## Exercise instructions
Print exactly, please, the lines from the top of the entries below up to and including the line with "(7,11) -- (7,715);", and nothing else; pictures are excluded.

Extracted records
>>
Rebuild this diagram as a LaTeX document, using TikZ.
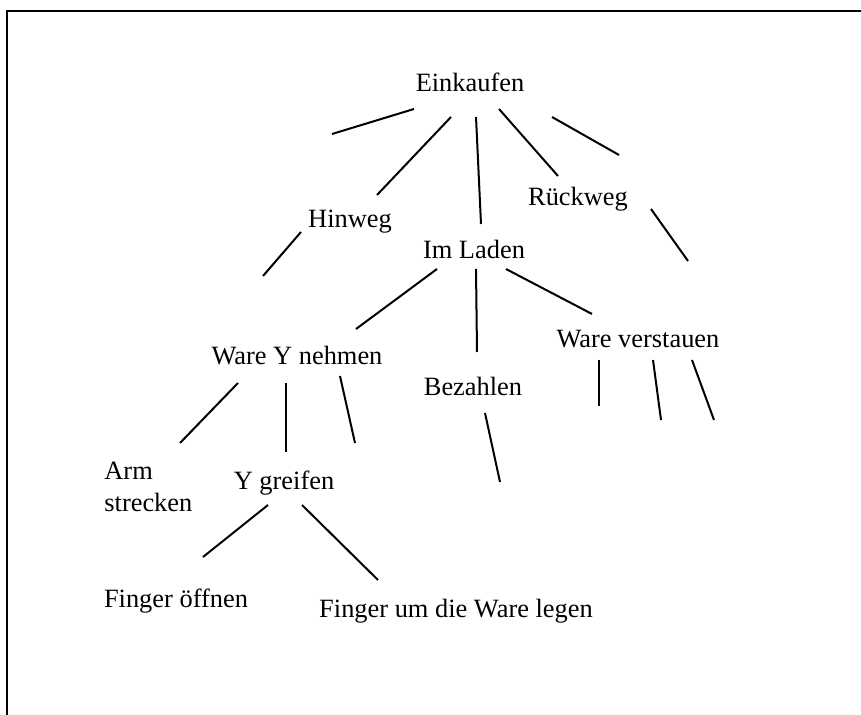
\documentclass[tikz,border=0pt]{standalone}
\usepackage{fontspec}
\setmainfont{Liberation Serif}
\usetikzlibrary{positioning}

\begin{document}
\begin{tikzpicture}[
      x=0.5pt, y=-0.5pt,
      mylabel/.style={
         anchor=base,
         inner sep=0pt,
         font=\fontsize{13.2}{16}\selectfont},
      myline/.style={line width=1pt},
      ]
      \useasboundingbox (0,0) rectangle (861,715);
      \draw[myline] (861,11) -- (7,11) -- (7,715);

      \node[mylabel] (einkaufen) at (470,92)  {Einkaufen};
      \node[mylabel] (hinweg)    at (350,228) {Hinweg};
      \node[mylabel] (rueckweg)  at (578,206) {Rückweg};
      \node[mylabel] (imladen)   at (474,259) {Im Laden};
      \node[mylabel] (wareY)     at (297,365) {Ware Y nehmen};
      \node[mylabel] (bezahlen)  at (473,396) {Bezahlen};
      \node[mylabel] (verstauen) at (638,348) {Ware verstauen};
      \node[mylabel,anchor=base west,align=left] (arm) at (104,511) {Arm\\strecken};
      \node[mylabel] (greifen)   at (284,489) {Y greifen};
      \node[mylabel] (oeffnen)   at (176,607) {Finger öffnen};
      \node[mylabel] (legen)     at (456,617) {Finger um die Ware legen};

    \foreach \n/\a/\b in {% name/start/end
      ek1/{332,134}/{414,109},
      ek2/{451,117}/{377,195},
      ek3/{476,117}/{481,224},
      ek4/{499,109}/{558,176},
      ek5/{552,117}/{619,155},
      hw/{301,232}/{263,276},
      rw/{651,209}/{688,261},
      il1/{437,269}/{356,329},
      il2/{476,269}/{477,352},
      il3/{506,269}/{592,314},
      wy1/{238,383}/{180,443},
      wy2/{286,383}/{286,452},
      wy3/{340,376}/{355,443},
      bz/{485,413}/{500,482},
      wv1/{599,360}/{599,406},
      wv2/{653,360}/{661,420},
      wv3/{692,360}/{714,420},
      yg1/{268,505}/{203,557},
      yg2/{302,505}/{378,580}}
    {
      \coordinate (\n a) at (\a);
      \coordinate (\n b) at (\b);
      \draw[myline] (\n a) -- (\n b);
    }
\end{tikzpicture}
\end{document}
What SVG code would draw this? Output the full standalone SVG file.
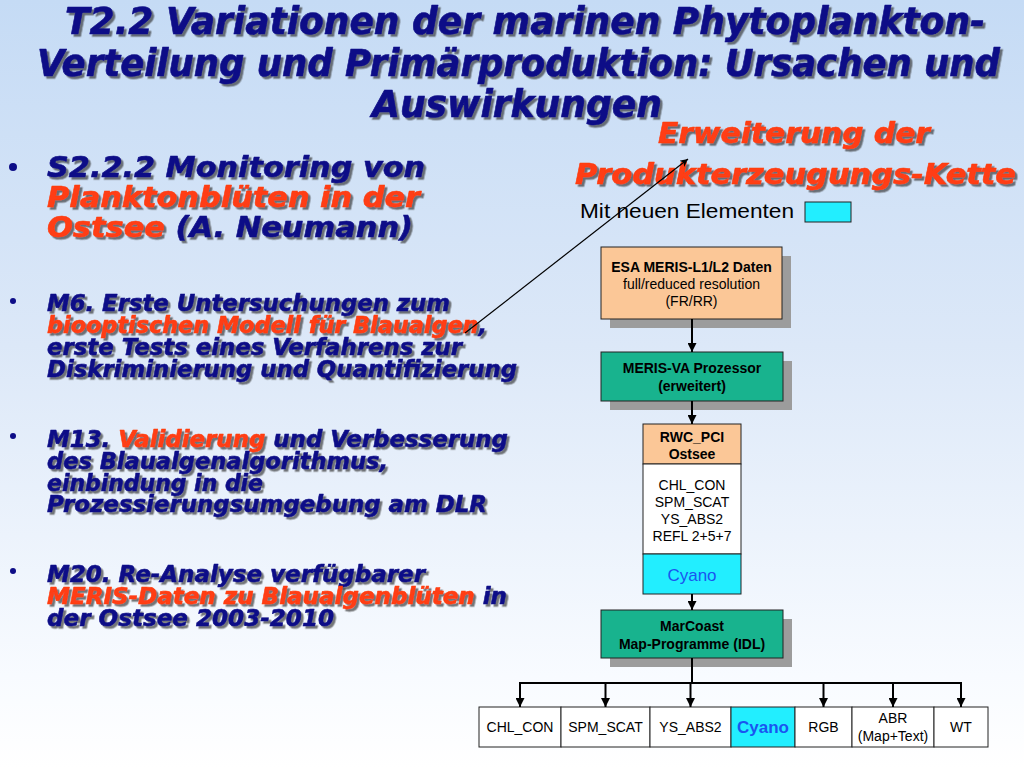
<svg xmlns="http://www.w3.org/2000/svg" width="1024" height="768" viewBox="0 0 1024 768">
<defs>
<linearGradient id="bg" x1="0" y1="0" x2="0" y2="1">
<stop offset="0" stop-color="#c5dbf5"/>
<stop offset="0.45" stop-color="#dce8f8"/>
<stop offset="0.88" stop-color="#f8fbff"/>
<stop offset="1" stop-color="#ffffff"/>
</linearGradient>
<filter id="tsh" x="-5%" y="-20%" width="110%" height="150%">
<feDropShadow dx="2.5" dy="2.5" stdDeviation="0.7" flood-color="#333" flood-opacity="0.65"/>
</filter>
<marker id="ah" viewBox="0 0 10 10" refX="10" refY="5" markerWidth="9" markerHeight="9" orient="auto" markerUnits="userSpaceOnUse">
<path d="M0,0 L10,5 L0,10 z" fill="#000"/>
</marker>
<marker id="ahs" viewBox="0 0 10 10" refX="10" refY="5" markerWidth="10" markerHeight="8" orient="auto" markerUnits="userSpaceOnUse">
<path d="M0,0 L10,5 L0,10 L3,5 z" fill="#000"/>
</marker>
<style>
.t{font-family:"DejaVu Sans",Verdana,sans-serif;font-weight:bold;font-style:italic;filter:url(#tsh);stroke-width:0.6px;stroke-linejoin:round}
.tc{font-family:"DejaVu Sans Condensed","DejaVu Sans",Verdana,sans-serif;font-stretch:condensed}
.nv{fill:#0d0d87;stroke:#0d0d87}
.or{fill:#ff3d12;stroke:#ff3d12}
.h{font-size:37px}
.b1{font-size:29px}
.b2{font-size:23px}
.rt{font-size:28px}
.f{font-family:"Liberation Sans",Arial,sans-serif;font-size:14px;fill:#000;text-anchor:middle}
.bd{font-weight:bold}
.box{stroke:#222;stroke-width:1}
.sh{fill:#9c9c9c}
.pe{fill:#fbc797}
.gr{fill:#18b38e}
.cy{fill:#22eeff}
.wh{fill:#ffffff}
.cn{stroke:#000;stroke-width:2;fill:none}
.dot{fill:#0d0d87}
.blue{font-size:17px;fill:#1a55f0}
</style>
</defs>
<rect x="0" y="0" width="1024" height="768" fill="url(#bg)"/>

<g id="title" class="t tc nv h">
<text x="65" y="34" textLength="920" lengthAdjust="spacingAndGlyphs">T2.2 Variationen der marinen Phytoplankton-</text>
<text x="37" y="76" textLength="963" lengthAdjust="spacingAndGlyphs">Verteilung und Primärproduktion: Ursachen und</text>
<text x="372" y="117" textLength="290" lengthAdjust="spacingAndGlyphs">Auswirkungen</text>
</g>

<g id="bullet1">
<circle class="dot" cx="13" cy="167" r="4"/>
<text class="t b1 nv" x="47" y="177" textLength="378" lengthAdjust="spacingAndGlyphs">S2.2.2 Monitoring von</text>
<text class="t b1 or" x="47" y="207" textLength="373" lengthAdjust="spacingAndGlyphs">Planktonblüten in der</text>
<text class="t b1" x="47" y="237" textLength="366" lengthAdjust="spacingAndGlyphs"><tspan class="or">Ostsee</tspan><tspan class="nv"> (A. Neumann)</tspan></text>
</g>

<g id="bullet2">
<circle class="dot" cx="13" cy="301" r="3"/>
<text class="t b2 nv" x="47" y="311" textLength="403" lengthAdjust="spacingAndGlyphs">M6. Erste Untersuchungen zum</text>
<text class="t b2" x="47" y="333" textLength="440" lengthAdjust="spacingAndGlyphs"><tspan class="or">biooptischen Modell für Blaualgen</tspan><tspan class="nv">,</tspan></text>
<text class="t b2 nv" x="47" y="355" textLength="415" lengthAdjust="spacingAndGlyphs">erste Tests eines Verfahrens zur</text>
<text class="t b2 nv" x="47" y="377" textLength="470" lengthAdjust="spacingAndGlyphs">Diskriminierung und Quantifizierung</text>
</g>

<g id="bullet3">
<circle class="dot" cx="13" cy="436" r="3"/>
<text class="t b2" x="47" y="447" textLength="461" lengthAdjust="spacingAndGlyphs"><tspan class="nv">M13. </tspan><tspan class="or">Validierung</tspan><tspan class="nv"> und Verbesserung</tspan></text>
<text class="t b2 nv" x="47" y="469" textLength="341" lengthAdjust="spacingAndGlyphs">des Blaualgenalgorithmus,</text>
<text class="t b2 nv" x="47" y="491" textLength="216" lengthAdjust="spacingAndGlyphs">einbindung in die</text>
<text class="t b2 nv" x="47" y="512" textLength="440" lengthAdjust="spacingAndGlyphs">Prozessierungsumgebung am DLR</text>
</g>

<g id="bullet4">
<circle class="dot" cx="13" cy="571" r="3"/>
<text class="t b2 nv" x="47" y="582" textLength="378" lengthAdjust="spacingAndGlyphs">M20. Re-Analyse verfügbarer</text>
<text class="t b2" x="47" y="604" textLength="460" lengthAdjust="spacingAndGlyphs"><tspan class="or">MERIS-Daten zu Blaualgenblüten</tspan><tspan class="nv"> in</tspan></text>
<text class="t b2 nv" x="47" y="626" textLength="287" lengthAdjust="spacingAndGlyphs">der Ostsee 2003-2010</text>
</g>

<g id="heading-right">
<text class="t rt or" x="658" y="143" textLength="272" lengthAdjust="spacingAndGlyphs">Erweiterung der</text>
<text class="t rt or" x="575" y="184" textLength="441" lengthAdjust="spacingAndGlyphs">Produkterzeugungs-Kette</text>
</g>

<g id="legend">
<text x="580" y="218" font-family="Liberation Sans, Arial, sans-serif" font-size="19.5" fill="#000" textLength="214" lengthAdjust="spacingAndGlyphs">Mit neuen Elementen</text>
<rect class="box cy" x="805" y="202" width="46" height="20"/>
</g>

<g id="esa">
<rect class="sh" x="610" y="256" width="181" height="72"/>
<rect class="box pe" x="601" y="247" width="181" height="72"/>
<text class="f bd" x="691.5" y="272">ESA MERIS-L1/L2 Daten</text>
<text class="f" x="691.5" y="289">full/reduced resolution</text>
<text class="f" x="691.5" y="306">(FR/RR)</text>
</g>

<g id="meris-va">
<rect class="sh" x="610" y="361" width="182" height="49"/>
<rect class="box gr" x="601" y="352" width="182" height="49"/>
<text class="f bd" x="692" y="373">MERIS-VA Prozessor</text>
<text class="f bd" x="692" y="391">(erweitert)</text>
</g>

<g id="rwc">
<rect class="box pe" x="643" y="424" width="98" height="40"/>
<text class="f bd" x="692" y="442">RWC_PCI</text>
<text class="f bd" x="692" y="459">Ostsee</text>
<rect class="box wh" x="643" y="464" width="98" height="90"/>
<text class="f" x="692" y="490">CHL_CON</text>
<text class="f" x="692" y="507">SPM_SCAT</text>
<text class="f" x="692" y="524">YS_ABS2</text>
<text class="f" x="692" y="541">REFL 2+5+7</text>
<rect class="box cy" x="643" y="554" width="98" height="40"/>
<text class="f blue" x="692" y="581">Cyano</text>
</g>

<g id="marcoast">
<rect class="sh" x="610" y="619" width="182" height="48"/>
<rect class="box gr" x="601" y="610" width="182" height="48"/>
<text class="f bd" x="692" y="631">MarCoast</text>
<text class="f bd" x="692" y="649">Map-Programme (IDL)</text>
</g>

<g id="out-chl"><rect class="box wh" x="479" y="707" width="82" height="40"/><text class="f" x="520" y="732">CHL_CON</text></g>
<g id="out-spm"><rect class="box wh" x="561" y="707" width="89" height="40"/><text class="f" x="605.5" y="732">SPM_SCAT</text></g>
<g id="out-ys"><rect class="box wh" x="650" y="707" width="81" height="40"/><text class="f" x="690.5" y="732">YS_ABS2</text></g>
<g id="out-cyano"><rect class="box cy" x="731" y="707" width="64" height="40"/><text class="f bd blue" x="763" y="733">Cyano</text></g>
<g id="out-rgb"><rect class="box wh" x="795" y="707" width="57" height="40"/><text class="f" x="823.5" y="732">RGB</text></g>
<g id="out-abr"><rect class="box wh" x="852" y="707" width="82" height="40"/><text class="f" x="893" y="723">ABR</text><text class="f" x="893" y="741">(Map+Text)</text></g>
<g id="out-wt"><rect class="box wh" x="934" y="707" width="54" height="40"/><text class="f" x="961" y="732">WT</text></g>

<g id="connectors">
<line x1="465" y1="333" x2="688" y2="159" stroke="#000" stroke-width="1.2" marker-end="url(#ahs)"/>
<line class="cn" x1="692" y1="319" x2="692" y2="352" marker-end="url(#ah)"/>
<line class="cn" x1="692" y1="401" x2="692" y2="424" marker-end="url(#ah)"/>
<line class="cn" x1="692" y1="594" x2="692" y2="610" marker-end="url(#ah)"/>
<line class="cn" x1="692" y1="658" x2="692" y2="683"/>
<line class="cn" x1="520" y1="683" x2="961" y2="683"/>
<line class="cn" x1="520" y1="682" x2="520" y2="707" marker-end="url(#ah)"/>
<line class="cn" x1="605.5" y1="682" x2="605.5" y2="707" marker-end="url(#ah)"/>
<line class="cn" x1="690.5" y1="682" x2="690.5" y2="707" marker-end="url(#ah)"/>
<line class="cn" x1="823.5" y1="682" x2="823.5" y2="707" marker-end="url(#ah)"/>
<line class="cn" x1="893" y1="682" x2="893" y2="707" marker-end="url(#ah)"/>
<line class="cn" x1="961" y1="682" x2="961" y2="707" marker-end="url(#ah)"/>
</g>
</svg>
<<
## Task solution
Rebuild this diagram as a LaTeX document, using TikZ.
\documentclass[tikz,border=0pt]{standalone}
\usepackage{fontspec}
\setmainfont{Liberation Serif}
\usetikzlibrary{positioning}

\begin{document}
\begin{tikzpicture}[
      x=0.5pt, y=-0.5pt,
      mylabel/.style={
         anchor=base,
         inner sep=0pt,
         font=\fontsize{13.2}{16}\selectfont},
      myline/.style={line width=1pt},
      ]
      \useasboundingbox (0,0) rectangle (861,715);
      \draw[myline] (861,11) -- (7,11) -- (7,715);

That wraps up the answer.